Here’s my “effective blog post” for week two. I was directed here by Intrepid Teacher at http://www.jabizraisdana.com after I commented on a post that Jabiz had written awhile ago.
I chose Spencer’s post, “Live What You Teach” as my example of an effective post probably because his topic has been on my mind lately. I understand this doesn’t necessarily make this an effective post for everyone, but I do think that speaking to one’s audience, makes one an effective blogger.
Spencer’s heading, “Live What You Teach” is clear, but maybe not totally self-explanatory at the outset. It definitely caught my attention, and made me interested to read the rest of his post. In the first sentence, Spencer confirms that this post will be a reflection on how well he is walking his talk. He is articulating his thoughts about the coherence between his words and his actions by realizing that there’s a disconnect right now for him between wanting to live cleaner and the reality that he drives his car to work everyday. So what does Spencer do about this? He’s dusting off his bike. Coincidentally, I just looked at my bike yesterday and realized that I haven’t ridden it yet this year. I need to buck up and not let this rain and cold stop me!
The rest of Spencer’s post goes on to give his reader some background information. He tells us that this is part of a longer process that he and his wife have been involved with for some time. From building a community around him, to composting and using cloth diapers. I really respected how Spencer was quick to say that he is very much still on the journey towards his goal, and I really liked his words “freedom and humility.” I think it’s important to lead by example and in a gentle way in which others will watch you and want to learn from you. I have yet to learn this tact when dealing with my extended family, who spend so much time and money buying things they don’t need. To the detriment of their bank accounts and the environment. But I digress…
Spencer then connects his thoughts with life in the classroom. And questions himself about the coherence between his beliefs/values and the messages that he gives his students in his classroom.

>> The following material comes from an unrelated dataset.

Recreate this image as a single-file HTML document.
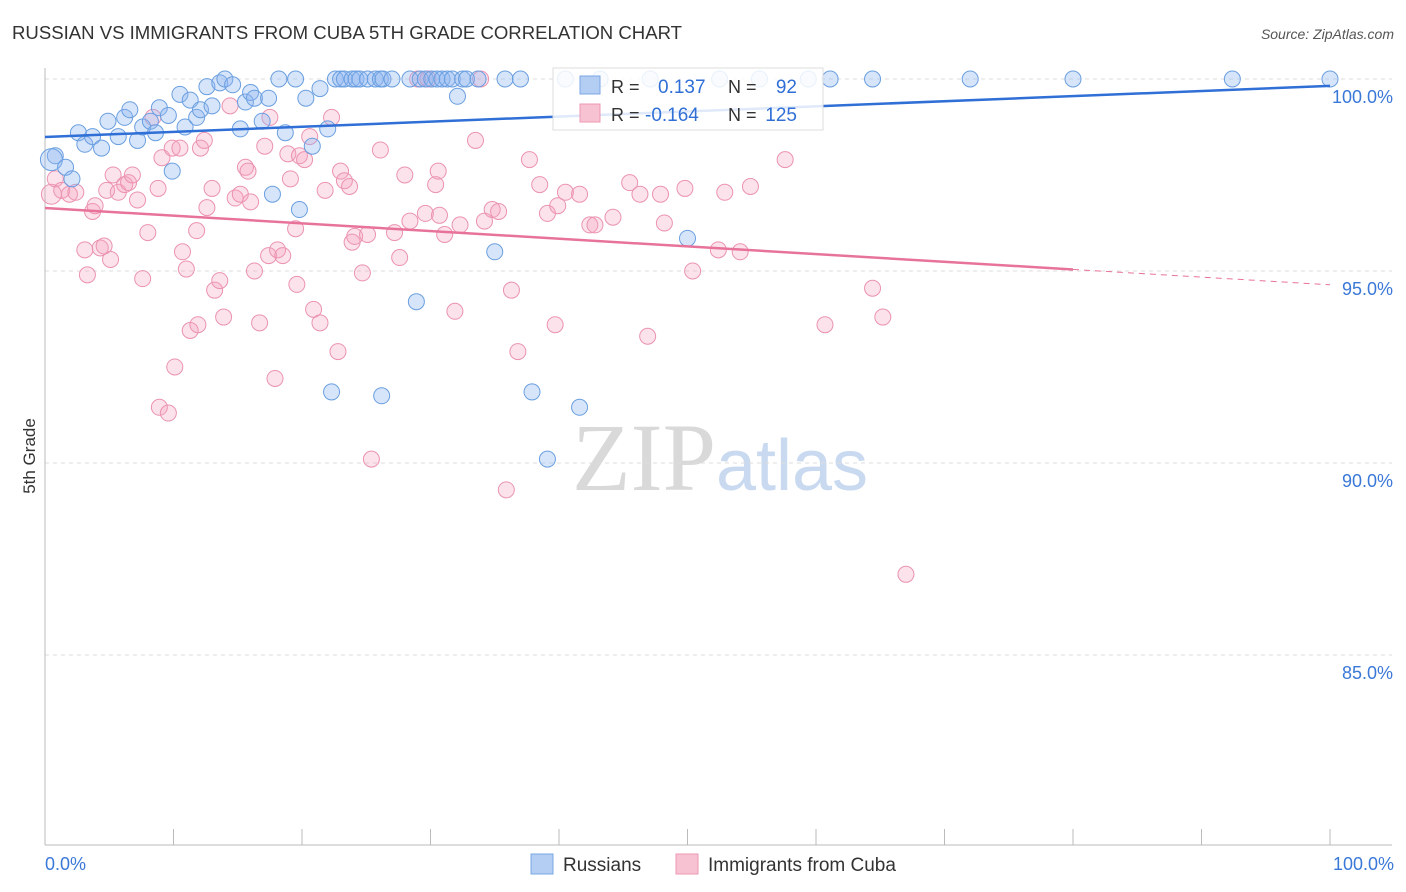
<!DOCTYPE html>
<html><head><meta charset="utf-8"><style>
body{margin:0;background:#fff;font-family:"Liberation Sans",sans-serif;}
svg{display:block}
</style></head><body>
<svg id="chart" width="1406" height="892">
<text x="12" y="39" font-size="18" fill="#333" textLength="670" lengthAdjust="spacingAndGlyphs">RUSSIAN VS IMMIGRANTS FROM CUBA 5TH GRADE CORRELATION CHART</text>
<text x="1394" y="39" font-size="14" fill="#555" font-style="italic" text-anchor="end">Source: ZipAtlas.com</text>
<text x="35" y="456" font-size="17" fill="#333" transform="rotate(-90 35 456)" text-anchor="middle">5th Grade</text>
<text x="720" y="490" font-size="96" fill="#ddd" text-anchor="middle" font-family="Liberation Serif"><tspan fill="#d9d9d9">ZIP</tspan><tspan fill="#c8d9f0" font-family="Liberation Sans" font-size="72">atlas</tspan></text>
<g id="grid"></g><g id="axes"></g><g id="pts"></g><g id="trend"></g>
<g>
<rect x="553" y="68" width="270" height="62" fill="#fff" fill-opacity="0.85" stroke="#ddd"/>
<rect x="580" y="76" width="20" height="18" fill="#b3cdf3" stroke="#7aa7e6"/>
<rect x="580" y="104" width="20" height="18" fill="#f7c2d2" stroke="#ec98b3"/>
<text x="611" y="93" font-size="18" fill="#333">R =</text>
<text x="658" y="93" font-size="19" fill="#2f6fd6">0.137</text>
<text x="728" y="93" font-size="18" fill="#333">N =</text>
<text x="797" y="93" font-size="19" fill="#2f6fd6" text-anchor="end">92</text>
<text x="611" y="121" font-size="18" fill="#333">R =</text>
<text x="645" y="121" font-size="19" fill="#2f6fd6">-0.164</text>
<text x="728" y="121" font-size="18" fill="#333">N =</text>
<text x="797" y="121" font-size="19" fill="#2f6fd6" text-anchor="end">125</text>
</g>
<g>
<rect x="531" y="854" width="22" height="20" fill="#b3cdf3" stroke="#7aa7e6"/>
<text x="563" y="871" font-size="19" fill="#333">Russians</text>
<rect x="676" y="854" width="22" height="20" fill="#f7c2d2" stroke="#ec98b3"/>
<text x="708" y="871" font-size="19" fill="#333">Immigrants from Cuba</text>
</g>
</svg>
<script>
const blueX=[0.8,0.5,1.6,2.1,2.6,3.1,3.7,4.4,4.9,5.7,6.2,6.6,7.2,7.6,8.2,8.6,8.9,9.6,9.9,10.5,10.9,11.3,11.8,12.1,12.6,13.0,13.6,14.0,14.6,15.2,15.6,16.0,16.3,16.9,17.4,17.7,18.2,18.7,19.5,19.8,20.3,20.8,21.4,22.0,22.6,23.0,23.3,23.9,24.2,24.5,25.1,25.7,26.1,26.3,27.0,28.4,28.9,29.2,29.6,30.1,30.5,30.9,31.3,31.7,32.1,32.5,32.8,33.7,35.0,35.8,37.0,37.9,39.1,40.5,41.6,43.2,47.1,50.0,52.5,55.6,59.4,61.1,64.4,72.0,80.0,92.4,100,22.3,26.2];
const blueY=[98.0,97.9,97.7,97.4,98.6,98.3,98.5,98.2,98.9,98.5,99.0,99.2,98.4,98.75,98.9,98.6,99.25,99.05,97.6,99.6,98.75,99.45,99.0,99.2,99.8,99.3,99.9,100,99.85,98.7,99.4,99.65,99.5,98.9,99.5,97.0,100,98.6,100,96.6,99.5,98.25,99.75,98.7,100,100,100,100,100,100,100,100,100,100,100,100,94.2,100,100,100,100,100,100,100,99.55,100,100,100,95.5,100,100,91.85,90.1,100,91.45,100,100,95.85,100,100,100,100,100,100,100,100,100,91.85,91.75];
const pinkX=[0.5,0.8,1.3,1.9,2.4,3.1,3.3,3.7,3.9,4.3,4.6,4.8,5.1,5.3,5.7,6.2,6.5,6.8,7.2,7.6,8.0,8.4,8.8,9.1,8.9,9.6,10.1,9.9,10.5,10.7,11.0,11.3,11.8,11.9,12.1,12.4,12.6,13.0,13.2,13.6,13.9,14.4,14.8,15.2,15.6,15.8,16.0,16.3,16.7,17.1,17.4,17.5,17.9,18.1,18.5,18.9,19.1,19.5,19.6,19.8,20.2,20.6,20.9,21.4,21.8,22.3,22.8,23.0,23.3,23.7,23.9,24.1,24.7,25.1,25.4,26.1,27.2,27.6,28.0,28.4,29.0,29.6,29.8,30.4,30.7,30.6,31.1,31.9,32.3,33.5,33.9,34.2,34.8,35.3,35.9,36.3,36.8,37.7,38.5,39.1,39.7,39.9,40.5,41.6,42.4,42.8,44.2,45.5,46.3,46.9,47.9,48.2,49.8,50.4,52.4,52.9,54.1,54.9,57.6,60.7,64.4,65.2,67.0];
const pinkY=[97.0,97.4,97.1,97.0,97.05,95.55,94.9,96.55,96.7,95.6,95.65,97.1,95.3,97.5,97.05,97.25,97.3,97.5,96.85,94.8,96.0,99.0,97.15,97.95,91.45,91.3,92.5,98.2,98.2,95.5,95.05,93.45,96.05,93.6,98.2,98.4,96.65,97.15,94.5,94.75,93.8,99.3,96.9,97.0,97.7,97.6,96.8,95.0,93.65,98.25,95.4,99.0,92.2,95.55,95.4,98.05,97.4,96.1,94.65,98.0,97.9,98.5,94.0,93.65,97.1,99.0,92.9,97.6,97.35,97.2,95.75,95.9,94.95,95.95,90.1,98.15,96.0,95.35,97.5,96.3,100,96.5,100,97.25,96.45,97.6,95.95,93.95,96.2,98.4,100,96.3,96.6,96.55,89.3,94.5,92.9,97.9,97.25,96.5,93.6,96.7,97.05,97.0,96.2,96.2,96.4,97.3,97.0,93.3,97.0,96.25,97.15,95.0,95.55,97.05,95.5,97.2,97.9,93.6,94.55,93.8,87.1];
const blueTrend=[98.49,99.82];
const pinkTrend=[96.64,94.64];
const yTicks=[100,95,90,85];
const xTickLabels=["0.0%","100.0%"];
const NS="http://www.w3.org/2000/svg";
const X0=45,X1=1330,Y0=845,Ytop=79;
const xs=v=>X0+(X1-X0)*v/100;
const ys=v=>Y0-(Y0-Ytop)*(v-80.05)/(100-80.05);
function mk(t,a,p){const e=document.createElementNS(NS,t);for(const k in a)e.setAttribute(k,a[k]);p.appendChild(e);return e;}
const grid=document.getElementById('grid'),axes=document.getElementById('axes'),pts=document.getElementById('pts'),tr=document.getElementById('trend');
yTicks.forEach(v=>{
 const l=mk('line',{x1:X0,x2:1392,y1:ys(v),y2:ys(v),stroke:'#ddd','stroke-dasharray':'4,4'},grid);
 
 
 const t=mk('text',{x:1393,y:ys(v)+24,'font-size':18,fill:'#3a78d8','text-anchor':'end'},grid);
 t.textContent=v.toFixed(1)+'%';
 
 
});
const ya=mk('line',{x1:X0,x2:X0,y1:68,y2:Y0,stroke:'#bbb'},axes);


const xa=mk('line',{x1:X0,x2:1392,y1:Y0,y2:Y0,stroke:'#bbb'},axes);


for(let i=0;i<=10;i++){
 const tk=mk('line',{x1:xs(i*10),x2:xs(i*10),y1:829,y2:Y0,stroke:'#bbb'},axes);
 
 
}
[[0,'start',45],[1,'end',1394]].forEach(([i,a,x])=>{
 const t=mk('text',{x:x,y:870,'font-size':18,fill:'#3a78d8','text-anchor':a},axes);
 t.textContent=xTickLabels[i];
 
 
});
pinkX.forEach((x,i)=>{
 const c=mk('circle',{cx:xs(x),cy:ys(pinkY[i]),r:i==0?10:8,fill:'rgba(244,160,190,0.3)',stroke:'#eb93b1','stroke-width':1},pts);
 
 
});
blueX.forEach((x,i)=>{
 const c=mk('circle',{cx:xs(x),cy:ys(blueY[i]),r:i==1?11:8,fill:'rgba(140,180,240,0.35)',stroke:'#6a9fe0','stroke-width':1},pts);
 
 
});
const bl=mk('line',{x1:xs(0),y1:ys(blueTrend[0]),x2:xs(100),y2:ys(blueTrend[1]),stroke:'#2f6fd6','stroke-width':2.5},tr);


const pAt=v=>pinkTrend[0]+(pinkTrend[1]-pinkTrend[0])*v/100;
const pl=mk('line',{x1:xs(0),y1:ys(pAt(0)),x2:xs(80),y2:ys(pAt(80)),stroke:'#e8739a','stroke-width':2.5},tr);


const pd=mk('line',{x1:xs(80),y1:ys(pAt(80)),x2:xs(100),y2:ys(pAt(100)),stroke:'#e8739a','stroke-width':1,'stroke-dasharray':'6,5'},tr);


</script>
</body></html>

And because I’m running short of time, and commitments are calling… here is Spencer’s entire final paragraph:
“Ultimately, if we want to talk about holistic education and life-long learning, it has to begin with educators. This isn’t to suggest that we live perfect, moral lives or that we use our personal life as some type of a platform for our educational philosophy. The process has to be humble and organic. However, if we aren’t living the values we are teaching, students will ultimately recognize it as a slick, empty counterfeit.”